FF: Would you like to play in a rock’n’roll band someday, if only for fun?
Philip: I think it would be fun. Maybe some time that will happen.

FF: What attracted you to classical music over the pop music you had access to at your record store?
Philip: I liked the classical music. My father liked classical music and that was the music we played at home. He didn’t like to bring pop records home. I was studying flute at the Peabody Conservatory in Baltimore, and I started down the road of classical music. It’s what I was closest to, and that still remains to be true. But I have a very wide interest in all music. I’m not a snob about music, obviously, but my main outlet has always been classical.

FF: What are your favorite current pop bands?
Philip: I just heard this group, the Major Thinkers. I think they’re terrific. The Raybeats have always been favorites of mine.

FF: How do you meet new bands?
Philip: Friends of mine work in recording studios. And they recommend a new group that I should hear. And I still go to the clubs and hear new bands there.

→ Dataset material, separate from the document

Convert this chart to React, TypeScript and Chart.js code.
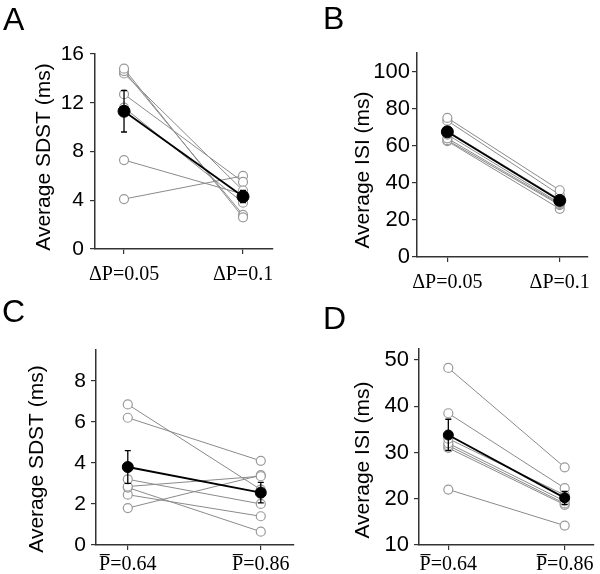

FF: Have you listened to any of the hardcore music?
Philip: Not yet, but I guess I should.

FF: Do you have any closing words of advice for would-be musicians?
Philip: To the people who are interested in playing and writing music, I think that the craft and technique of it is something you can spend a lot of time at before acquiring it. The more you acquire, the easier it’s going to be to do the kind of work you want to do. If it’s an instrument you’re playing, really learn to play it. Those things take time. And there’s a certain period in your life when you have the time to do this, and that’s when you’re younger, because generally when you’re younger, you don’t have the pressures of family and financial pressures so much. So, it’s bets to master your craft when you’re young.